IRIDIUM COMMUNICATIONS INC. CompensationProgram for Non-Employee Directors

EX-10.1 2 dex101.htm EXHIBIT 10.1 Exhibit 10.1

Exhibit 10.1

IRIDIUM COMMUNICATIONS INC.

Compensation Program for Non-Employee Directors

EFFECTIVE DATE: January 1, 2010

ANNUAL COMPENSATION:

 

 

Annual Board Retainer: $140,000, payable as follows:

 

   

$50,000 in cash (the “Annual Cash Retainer”), unless the director makes a timely election to receive all or a portion of the Annual Cash Retainer in the form of restricted stock units (“RSUs”), stock options or restricted stock or any mix thereof (subject to the limitations described below), and

 

   

$90,000 (the “Annual Stock Retainer”), paid in RSUs unless the director makes a timely election to receive the Annual Stock Retainer in the form of stock options, restricted stock or any mix of restricted stock, stock options and/or RSUs (subject to the limitations described below).

 

   

All of the foregoing equity-based awards will be granted under the 2009 Iridium Communications Inc.
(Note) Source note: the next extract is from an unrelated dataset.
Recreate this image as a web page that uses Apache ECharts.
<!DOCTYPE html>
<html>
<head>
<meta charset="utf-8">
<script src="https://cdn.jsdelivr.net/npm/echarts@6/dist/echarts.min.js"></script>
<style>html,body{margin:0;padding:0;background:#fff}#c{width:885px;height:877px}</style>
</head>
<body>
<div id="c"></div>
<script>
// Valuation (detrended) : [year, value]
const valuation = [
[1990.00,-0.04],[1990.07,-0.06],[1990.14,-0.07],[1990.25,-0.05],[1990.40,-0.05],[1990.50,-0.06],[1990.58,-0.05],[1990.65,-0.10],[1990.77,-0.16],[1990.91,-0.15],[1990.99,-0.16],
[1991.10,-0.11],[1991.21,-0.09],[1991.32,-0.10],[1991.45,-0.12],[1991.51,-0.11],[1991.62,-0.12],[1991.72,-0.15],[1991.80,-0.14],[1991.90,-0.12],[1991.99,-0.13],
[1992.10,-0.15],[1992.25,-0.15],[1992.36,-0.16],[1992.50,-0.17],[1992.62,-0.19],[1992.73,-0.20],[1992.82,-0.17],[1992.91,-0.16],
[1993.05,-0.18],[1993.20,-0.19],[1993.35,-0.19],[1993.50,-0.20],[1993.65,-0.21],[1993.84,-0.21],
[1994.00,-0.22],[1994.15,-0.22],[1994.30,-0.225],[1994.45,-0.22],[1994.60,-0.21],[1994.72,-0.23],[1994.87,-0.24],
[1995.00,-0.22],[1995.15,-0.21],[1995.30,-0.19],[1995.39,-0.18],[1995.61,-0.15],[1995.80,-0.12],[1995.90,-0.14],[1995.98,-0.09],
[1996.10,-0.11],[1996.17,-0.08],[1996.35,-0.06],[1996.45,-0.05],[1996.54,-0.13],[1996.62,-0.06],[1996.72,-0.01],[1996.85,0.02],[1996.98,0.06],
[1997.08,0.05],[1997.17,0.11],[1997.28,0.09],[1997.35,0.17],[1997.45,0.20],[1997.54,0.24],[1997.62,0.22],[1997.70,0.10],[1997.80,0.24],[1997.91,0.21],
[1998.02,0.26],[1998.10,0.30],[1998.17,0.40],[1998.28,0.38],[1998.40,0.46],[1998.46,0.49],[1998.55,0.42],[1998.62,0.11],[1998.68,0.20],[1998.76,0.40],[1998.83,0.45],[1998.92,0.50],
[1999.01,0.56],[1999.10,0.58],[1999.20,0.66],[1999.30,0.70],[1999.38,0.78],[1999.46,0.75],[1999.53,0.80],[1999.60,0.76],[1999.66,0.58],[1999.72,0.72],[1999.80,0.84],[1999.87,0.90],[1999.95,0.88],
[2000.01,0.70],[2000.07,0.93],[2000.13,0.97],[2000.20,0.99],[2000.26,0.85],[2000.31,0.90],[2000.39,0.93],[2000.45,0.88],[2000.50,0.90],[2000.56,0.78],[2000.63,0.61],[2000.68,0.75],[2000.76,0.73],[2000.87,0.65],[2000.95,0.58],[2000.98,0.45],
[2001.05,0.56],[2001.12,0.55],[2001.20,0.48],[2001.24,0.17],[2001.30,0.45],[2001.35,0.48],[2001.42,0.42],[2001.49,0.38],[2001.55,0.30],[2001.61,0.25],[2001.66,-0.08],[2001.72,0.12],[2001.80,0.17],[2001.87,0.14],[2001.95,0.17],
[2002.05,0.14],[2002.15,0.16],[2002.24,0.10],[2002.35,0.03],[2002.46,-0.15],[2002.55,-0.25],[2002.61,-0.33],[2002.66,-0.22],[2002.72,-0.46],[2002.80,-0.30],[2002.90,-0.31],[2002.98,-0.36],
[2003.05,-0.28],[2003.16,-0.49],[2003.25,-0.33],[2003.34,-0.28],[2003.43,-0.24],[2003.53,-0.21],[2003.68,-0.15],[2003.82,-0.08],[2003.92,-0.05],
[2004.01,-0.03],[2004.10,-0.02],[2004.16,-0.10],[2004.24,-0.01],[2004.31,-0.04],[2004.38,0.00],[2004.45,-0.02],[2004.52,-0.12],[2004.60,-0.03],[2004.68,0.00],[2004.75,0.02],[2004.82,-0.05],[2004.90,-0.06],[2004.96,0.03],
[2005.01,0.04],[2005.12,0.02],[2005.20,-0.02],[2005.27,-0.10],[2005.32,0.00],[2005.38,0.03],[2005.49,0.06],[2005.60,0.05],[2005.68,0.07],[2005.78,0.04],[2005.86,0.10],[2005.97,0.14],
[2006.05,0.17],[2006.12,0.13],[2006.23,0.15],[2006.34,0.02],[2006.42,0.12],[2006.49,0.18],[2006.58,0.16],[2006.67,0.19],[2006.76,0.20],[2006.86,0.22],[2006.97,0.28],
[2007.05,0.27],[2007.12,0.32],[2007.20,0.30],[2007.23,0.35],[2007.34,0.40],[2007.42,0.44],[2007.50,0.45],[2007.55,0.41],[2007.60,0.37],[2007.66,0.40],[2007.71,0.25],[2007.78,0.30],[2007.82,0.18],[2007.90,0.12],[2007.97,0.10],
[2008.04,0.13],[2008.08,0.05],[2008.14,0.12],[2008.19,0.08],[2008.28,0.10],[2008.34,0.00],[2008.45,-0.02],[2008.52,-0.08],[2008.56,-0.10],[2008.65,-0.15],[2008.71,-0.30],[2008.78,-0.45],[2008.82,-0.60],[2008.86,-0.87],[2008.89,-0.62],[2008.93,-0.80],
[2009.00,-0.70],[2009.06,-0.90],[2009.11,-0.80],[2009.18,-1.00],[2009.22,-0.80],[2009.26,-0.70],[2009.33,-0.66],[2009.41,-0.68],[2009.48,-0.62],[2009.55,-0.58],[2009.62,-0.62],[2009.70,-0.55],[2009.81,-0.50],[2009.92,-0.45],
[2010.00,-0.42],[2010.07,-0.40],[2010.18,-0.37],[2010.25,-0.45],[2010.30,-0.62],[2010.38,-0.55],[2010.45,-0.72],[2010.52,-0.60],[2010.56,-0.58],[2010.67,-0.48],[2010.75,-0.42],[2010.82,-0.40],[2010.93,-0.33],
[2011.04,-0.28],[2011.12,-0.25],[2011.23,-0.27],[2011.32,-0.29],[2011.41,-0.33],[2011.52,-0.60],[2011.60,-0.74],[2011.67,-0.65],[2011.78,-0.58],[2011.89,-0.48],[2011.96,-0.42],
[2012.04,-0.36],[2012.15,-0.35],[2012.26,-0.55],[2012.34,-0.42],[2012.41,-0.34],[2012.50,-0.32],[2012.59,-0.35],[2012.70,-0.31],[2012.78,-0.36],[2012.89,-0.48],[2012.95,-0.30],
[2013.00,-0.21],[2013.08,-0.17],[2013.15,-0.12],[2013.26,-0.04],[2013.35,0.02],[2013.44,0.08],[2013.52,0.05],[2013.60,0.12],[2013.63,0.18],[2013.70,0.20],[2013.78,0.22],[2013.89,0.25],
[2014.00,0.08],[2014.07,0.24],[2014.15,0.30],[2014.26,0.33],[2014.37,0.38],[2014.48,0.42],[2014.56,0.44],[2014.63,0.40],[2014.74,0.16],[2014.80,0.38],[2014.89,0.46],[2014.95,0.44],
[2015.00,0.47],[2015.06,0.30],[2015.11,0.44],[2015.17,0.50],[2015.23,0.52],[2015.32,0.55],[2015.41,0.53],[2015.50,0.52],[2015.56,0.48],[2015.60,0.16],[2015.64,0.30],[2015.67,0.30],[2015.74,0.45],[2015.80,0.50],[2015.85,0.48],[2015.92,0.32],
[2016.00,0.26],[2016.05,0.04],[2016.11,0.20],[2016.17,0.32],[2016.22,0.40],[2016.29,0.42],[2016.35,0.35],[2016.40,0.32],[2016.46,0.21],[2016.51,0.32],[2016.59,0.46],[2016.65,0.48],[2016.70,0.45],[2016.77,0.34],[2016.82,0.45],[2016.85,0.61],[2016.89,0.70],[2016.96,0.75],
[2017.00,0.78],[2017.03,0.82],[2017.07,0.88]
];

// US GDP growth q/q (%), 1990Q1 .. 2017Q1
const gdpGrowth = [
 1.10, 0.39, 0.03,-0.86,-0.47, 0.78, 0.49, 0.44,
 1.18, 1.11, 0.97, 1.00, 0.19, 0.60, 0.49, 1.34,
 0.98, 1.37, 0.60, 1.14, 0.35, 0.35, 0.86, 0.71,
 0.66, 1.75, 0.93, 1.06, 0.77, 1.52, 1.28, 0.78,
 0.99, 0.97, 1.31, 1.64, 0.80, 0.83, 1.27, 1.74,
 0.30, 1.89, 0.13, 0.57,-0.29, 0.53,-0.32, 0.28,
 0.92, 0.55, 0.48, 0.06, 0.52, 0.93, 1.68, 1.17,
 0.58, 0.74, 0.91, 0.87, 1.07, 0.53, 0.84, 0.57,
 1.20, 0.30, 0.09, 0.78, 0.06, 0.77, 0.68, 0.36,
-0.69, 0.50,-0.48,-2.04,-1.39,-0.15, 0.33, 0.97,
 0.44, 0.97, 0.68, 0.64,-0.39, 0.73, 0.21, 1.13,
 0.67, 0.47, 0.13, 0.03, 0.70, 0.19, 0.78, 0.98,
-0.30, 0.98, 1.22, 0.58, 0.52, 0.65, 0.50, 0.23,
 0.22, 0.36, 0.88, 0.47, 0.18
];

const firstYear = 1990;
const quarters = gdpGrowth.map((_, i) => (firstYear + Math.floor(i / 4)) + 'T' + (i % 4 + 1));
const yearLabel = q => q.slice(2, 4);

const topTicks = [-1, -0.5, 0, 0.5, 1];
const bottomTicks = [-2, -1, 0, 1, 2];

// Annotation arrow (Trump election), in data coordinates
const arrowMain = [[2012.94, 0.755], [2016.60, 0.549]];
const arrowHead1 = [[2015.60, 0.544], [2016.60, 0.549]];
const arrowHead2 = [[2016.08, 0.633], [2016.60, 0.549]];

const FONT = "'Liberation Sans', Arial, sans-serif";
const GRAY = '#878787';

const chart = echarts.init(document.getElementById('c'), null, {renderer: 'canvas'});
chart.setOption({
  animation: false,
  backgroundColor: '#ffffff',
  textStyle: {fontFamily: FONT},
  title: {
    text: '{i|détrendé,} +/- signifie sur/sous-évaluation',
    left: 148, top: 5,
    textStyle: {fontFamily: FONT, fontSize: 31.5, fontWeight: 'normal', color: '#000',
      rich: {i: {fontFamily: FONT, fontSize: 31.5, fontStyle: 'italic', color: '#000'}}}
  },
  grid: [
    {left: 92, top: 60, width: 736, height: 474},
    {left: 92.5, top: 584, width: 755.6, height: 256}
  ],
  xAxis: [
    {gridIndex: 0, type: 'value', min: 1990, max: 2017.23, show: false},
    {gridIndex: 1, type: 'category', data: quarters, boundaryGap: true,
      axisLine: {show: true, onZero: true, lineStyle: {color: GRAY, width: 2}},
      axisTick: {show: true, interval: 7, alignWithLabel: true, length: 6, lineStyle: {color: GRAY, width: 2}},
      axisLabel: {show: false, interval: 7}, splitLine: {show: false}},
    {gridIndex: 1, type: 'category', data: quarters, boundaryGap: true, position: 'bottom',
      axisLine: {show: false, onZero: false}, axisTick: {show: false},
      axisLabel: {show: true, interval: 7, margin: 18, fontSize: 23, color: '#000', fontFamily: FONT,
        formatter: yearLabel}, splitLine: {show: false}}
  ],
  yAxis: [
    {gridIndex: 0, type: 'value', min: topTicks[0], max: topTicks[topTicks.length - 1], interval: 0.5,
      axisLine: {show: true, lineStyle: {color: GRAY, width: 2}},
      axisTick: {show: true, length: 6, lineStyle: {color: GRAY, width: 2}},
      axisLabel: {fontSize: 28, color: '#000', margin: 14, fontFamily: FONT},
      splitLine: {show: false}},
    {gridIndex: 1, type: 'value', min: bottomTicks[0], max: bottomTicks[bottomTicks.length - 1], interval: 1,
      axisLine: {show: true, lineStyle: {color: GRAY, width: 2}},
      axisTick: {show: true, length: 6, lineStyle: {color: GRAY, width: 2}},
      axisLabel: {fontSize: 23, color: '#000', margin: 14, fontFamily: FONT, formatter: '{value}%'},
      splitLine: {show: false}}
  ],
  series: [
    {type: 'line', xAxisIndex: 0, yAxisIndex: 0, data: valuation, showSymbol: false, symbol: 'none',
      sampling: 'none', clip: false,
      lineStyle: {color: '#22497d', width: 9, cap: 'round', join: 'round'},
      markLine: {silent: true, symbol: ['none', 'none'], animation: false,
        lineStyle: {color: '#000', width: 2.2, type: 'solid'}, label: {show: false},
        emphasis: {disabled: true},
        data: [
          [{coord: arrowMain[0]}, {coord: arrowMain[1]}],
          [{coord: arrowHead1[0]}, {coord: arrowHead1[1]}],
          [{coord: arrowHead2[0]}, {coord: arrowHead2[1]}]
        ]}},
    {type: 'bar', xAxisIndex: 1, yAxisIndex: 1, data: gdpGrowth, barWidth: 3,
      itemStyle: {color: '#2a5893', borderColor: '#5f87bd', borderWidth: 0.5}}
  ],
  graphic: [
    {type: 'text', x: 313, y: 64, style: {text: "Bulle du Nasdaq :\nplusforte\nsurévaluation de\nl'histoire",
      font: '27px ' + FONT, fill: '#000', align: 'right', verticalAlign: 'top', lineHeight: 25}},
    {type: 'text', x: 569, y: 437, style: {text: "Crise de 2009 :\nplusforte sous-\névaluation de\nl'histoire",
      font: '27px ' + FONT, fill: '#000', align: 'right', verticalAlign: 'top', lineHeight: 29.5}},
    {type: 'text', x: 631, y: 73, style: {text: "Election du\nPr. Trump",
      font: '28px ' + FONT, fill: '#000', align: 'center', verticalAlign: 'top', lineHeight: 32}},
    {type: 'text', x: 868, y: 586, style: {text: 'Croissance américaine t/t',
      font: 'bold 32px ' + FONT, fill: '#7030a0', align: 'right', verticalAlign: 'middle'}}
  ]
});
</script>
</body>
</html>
Stock Incentive Plan (the “Plan”) on the third business day in January and are subject to vesting as described below.

 

 

Committee Chair Retainers: Audit - $20,000; Compensation - $15,000; Nominating & Governance - $7,500 (all payable in cash unless the director makes a timely election to receive such payment in RSUs)

 

 

Chairman of the Board Retainers: $50,000 (payable in cash unless the director makes a timely election to receive such payment in RSUs)

TIMING OF ELECTIONS:

 

 

Current directors: Elections must be made prior to the beginning of each calendar year

 

 

New directors: Each new director can make an election within 30 days after becoming a director, applicable only to the portion of the Annual Board Retainer earned after the date of the election (i.e., beginning with the calendar quarter after the election date, with the director receiving payment in accordance with the default rules above for the calendar quarter in which the director made the election).

 

 

New Committee Chairs: Each new Committee Chair can make an election prior to the date the director becomes a Committee Chair (within 30 days after becoming a Committee Chair if not previously a director, applicable only to the portion of the Committee Chair Retainer earned after the date of the election; i.e., beginning with the calendar quarter after the election date, with the director receiving payment in accordance with the default rules above for the calendar quarter in which the director made the election).

 

 

Once an election is submitted for a calendar year, it is irrevocable with respect to that year. A director may submit a new election for each subsequent calendar year prior to the beginning of that calendar year.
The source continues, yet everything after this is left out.